* [EXERCISE GOAL] Identify the lines that contain the string "page" and copy all of them.
------ COLLECTED MATERIAL
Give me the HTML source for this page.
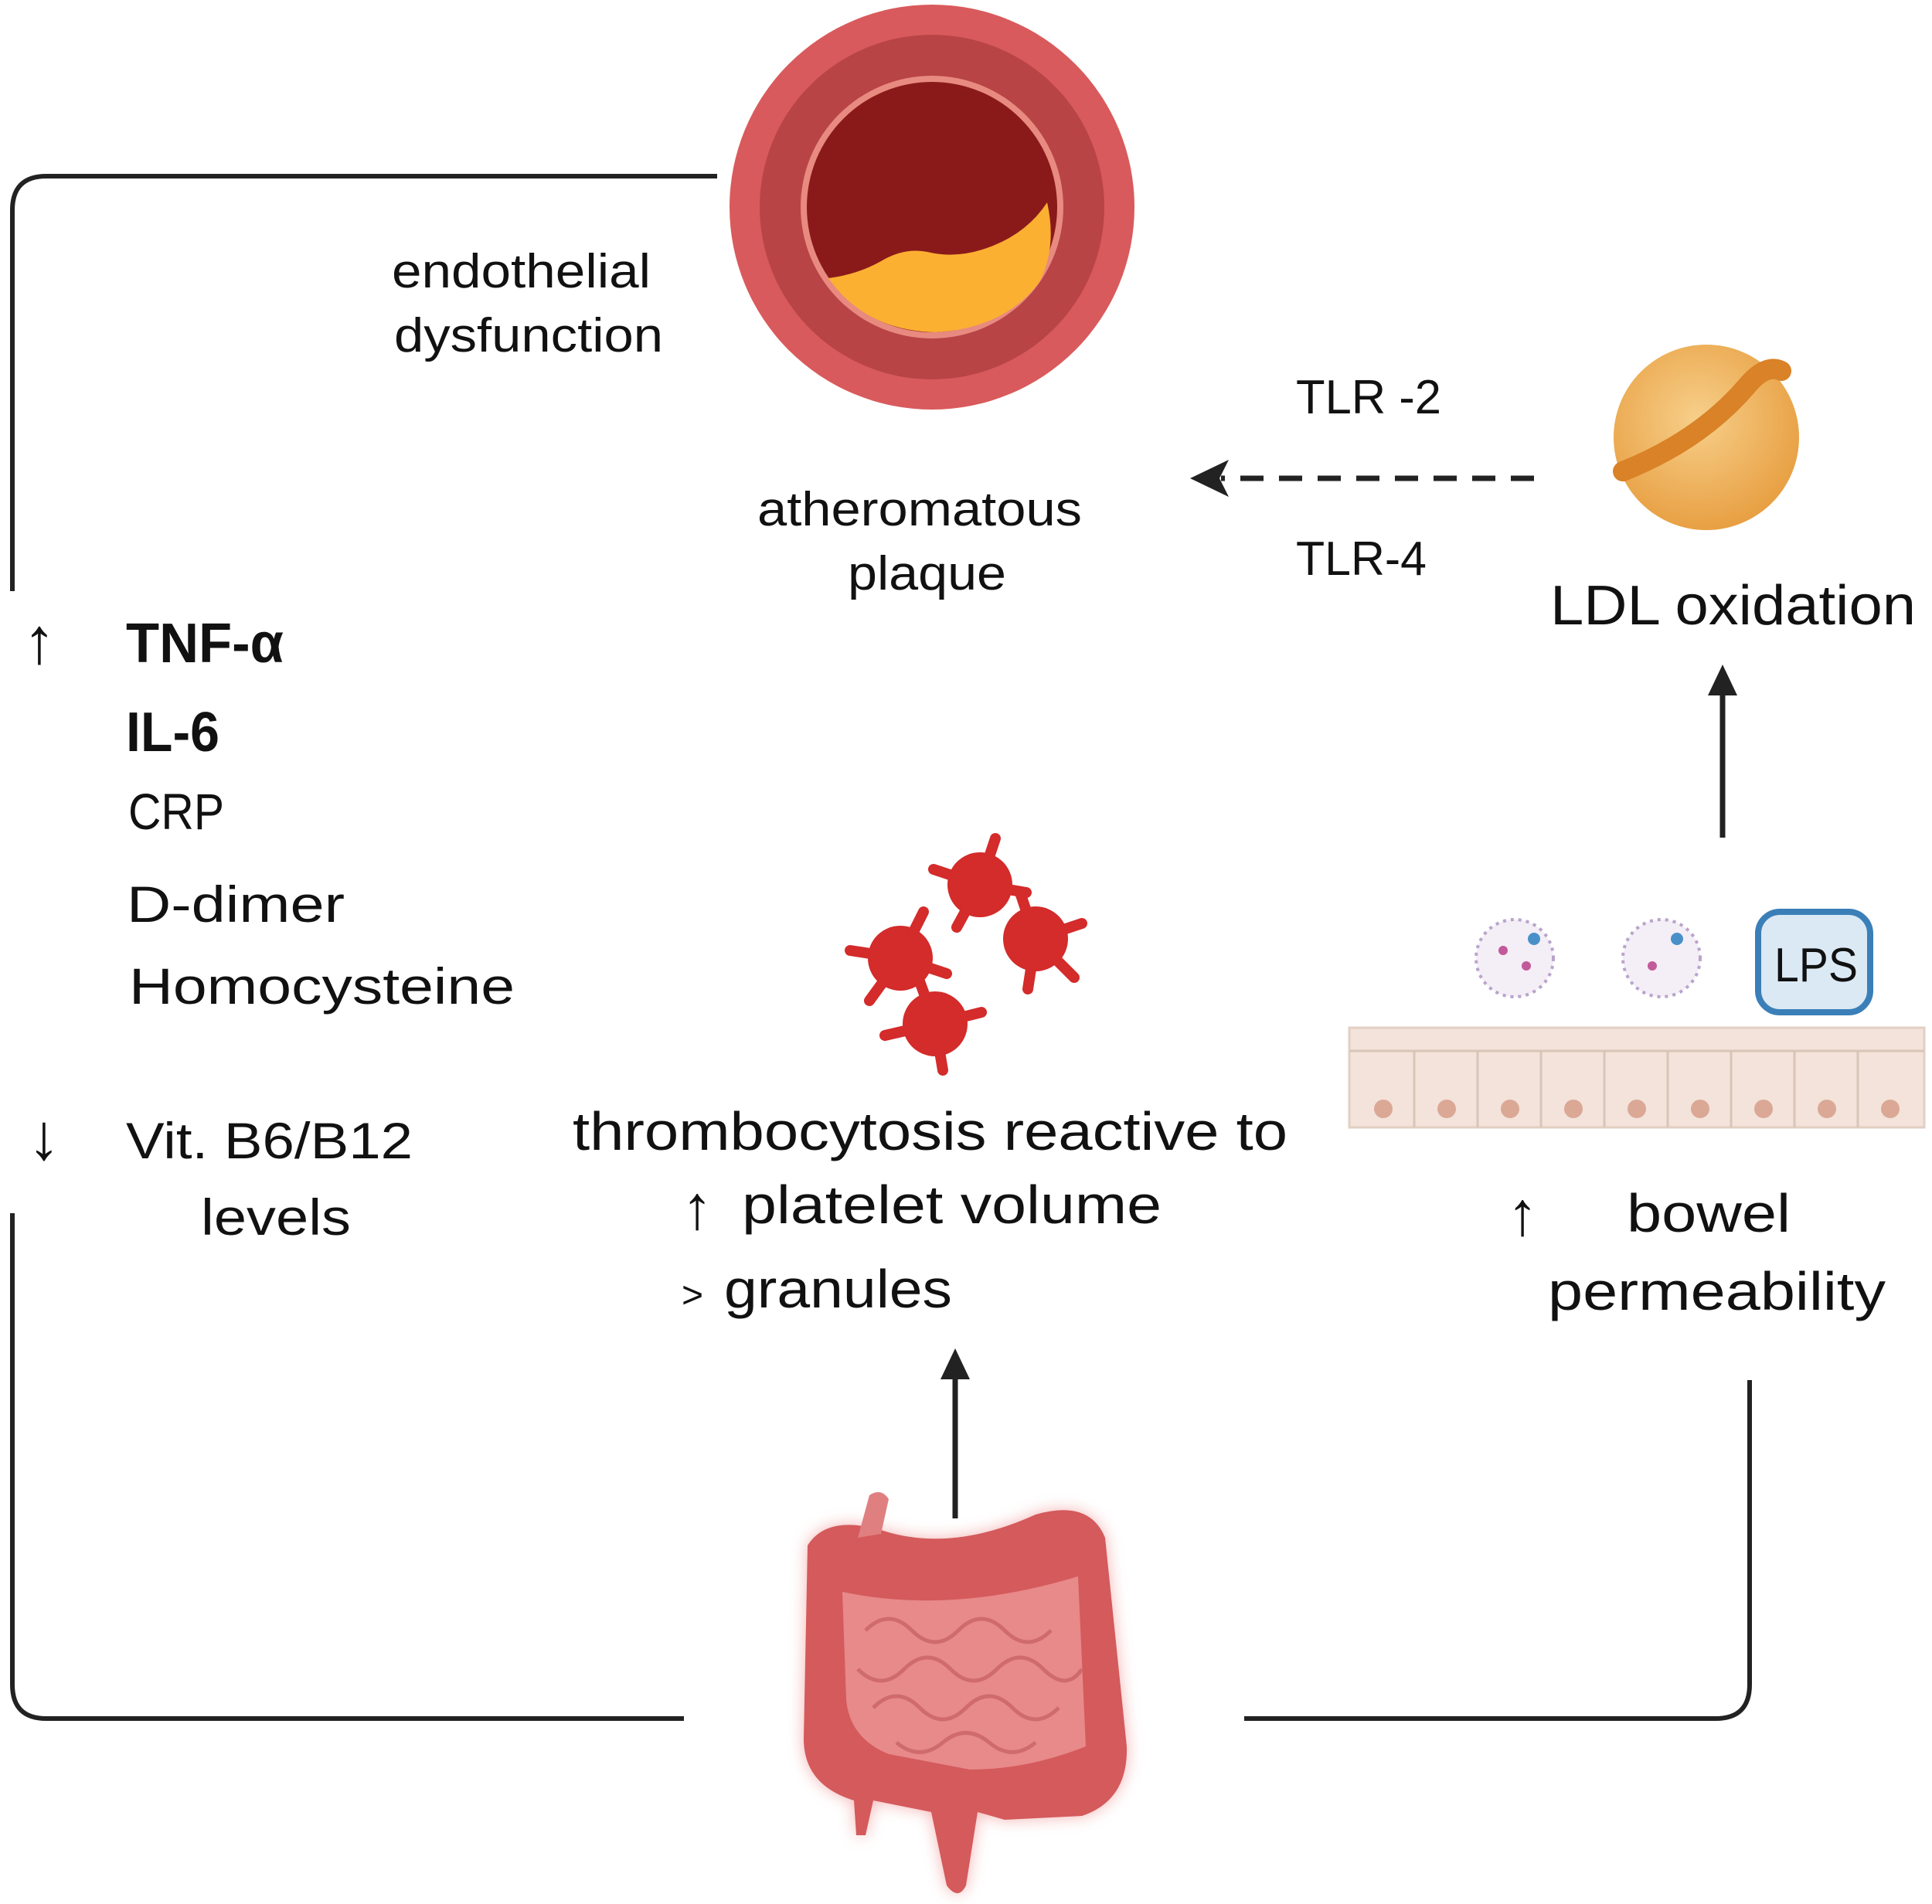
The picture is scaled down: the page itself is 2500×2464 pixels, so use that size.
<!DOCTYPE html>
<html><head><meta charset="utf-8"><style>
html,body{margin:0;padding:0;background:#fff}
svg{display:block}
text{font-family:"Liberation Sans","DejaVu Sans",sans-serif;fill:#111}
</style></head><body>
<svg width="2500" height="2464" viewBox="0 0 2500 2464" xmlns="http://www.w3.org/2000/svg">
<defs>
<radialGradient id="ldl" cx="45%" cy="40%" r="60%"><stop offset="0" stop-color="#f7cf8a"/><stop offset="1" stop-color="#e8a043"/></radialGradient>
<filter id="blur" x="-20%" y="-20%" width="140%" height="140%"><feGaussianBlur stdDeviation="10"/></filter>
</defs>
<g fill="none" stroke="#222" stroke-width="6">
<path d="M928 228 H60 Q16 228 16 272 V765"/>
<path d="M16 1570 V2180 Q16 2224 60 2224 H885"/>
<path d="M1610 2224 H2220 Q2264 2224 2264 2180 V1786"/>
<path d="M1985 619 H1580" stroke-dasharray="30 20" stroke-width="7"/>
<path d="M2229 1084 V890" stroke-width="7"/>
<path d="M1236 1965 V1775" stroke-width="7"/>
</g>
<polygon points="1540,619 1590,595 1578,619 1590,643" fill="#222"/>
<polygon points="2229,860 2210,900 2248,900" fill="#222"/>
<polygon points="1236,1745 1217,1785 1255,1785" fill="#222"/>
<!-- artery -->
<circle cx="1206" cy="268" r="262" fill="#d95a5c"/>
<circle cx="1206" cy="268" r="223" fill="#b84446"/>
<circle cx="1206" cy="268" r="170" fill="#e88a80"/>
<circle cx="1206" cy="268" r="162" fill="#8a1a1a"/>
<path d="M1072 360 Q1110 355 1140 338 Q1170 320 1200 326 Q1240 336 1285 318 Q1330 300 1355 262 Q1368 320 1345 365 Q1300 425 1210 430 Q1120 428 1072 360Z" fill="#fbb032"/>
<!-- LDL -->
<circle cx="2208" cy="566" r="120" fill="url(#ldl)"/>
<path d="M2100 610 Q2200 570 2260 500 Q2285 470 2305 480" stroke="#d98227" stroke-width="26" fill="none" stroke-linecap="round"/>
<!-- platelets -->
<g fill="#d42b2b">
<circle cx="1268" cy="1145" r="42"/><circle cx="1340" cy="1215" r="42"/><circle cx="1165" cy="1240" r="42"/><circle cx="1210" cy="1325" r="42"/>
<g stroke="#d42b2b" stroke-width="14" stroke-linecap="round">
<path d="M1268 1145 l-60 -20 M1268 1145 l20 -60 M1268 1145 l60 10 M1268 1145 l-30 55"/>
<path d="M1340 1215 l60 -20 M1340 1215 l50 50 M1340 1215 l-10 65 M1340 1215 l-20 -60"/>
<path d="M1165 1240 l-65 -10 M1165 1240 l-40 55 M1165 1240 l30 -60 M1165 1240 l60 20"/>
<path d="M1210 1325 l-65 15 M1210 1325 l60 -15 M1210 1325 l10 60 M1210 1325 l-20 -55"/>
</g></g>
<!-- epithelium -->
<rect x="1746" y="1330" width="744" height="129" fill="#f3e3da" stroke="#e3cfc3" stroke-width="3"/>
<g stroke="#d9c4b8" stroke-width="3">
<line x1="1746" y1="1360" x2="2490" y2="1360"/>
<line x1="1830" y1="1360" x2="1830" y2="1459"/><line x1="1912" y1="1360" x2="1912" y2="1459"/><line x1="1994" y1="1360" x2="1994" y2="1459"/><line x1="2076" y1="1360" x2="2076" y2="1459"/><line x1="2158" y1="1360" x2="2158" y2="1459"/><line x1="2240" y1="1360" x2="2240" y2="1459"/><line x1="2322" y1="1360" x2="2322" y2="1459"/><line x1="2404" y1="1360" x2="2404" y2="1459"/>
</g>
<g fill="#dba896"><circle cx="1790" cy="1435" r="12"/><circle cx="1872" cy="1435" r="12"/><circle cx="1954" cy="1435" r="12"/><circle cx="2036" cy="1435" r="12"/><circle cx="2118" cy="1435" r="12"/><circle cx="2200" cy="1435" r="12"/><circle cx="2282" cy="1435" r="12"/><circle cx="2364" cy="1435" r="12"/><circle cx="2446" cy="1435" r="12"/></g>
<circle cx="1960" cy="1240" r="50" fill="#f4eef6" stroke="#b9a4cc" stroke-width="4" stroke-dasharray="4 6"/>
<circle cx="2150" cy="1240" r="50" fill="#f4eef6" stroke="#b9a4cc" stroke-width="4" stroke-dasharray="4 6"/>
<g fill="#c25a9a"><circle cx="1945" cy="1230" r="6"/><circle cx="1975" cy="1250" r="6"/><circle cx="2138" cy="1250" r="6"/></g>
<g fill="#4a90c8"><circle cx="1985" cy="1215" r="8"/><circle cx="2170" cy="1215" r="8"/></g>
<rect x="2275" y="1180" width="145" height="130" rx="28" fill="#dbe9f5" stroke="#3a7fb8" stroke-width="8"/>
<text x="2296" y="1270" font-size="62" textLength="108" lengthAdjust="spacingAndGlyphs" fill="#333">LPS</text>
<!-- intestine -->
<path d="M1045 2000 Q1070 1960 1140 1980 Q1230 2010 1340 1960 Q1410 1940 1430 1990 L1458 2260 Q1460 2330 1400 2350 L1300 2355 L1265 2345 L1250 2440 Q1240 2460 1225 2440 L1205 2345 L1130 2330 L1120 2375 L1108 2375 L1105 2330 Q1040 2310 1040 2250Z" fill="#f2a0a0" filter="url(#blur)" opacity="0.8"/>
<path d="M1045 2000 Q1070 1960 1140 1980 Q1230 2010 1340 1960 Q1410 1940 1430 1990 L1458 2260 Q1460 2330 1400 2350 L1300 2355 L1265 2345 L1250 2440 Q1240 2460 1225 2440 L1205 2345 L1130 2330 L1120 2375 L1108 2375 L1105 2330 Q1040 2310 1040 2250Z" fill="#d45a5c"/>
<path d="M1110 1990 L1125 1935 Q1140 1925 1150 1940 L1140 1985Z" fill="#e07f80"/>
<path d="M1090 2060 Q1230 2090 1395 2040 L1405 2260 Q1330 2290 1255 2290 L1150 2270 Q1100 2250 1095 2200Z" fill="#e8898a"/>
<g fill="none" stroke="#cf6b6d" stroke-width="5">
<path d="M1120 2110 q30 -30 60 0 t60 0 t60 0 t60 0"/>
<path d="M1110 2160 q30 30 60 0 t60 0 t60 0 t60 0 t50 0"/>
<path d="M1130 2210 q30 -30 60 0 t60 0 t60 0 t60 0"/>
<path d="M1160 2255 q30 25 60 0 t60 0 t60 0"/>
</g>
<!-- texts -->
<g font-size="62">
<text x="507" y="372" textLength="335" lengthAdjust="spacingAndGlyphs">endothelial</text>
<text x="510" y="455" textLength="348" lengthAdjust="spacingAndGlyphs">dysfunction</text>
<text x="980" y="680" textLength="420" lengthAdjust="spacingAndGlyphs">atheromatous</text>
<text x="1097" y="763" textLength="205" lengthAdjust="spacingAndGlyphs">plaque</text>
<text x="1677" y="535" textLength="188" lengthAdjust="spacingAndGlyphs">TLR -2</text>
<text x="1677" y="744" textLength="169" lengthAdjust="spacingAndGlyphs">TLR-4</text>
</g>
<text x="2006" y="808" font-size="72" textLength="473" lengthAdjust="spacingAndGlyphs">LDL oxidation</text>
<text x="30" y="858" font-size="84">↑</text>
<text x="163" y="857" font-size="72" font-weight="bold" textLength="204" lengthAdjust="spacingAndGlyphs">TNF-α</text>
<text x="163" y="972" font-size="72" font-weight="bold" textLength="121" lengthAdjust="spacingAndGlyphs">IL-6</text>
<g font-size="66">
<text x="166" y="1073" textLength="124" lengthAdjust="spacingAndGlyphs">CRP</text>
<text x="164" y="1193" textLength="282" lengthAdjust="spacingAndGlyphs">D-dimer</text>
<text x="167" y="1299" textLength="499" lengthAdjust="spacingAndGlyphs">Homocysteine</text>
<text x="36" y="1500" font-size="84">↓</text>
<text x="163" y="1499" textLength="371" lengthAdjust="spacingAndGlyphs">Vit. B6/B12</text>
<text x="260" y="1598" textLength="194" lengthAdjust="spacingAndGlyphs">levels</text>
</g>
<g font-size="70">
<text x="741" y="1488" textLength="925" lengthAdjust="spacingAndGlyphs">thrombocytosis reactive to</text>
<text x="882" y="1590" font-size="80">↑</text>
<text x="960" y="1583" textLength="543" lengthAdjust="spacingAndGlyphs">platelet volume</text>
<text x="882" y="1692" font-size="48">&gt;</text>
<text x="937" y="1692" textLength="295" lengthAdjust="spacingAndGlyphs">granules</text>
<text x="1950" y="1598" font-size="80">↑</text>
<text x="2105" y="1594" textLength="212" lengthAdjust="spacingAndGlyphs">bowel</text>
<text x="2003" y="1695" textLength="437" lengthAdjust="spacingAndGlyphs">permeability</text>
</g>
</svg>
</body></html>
------------
* [EXERCISE SOLUTION]
Give me the HTML source for this page.
The picture is scaled down: the page itself is 2500×2464 pixels, so use that size.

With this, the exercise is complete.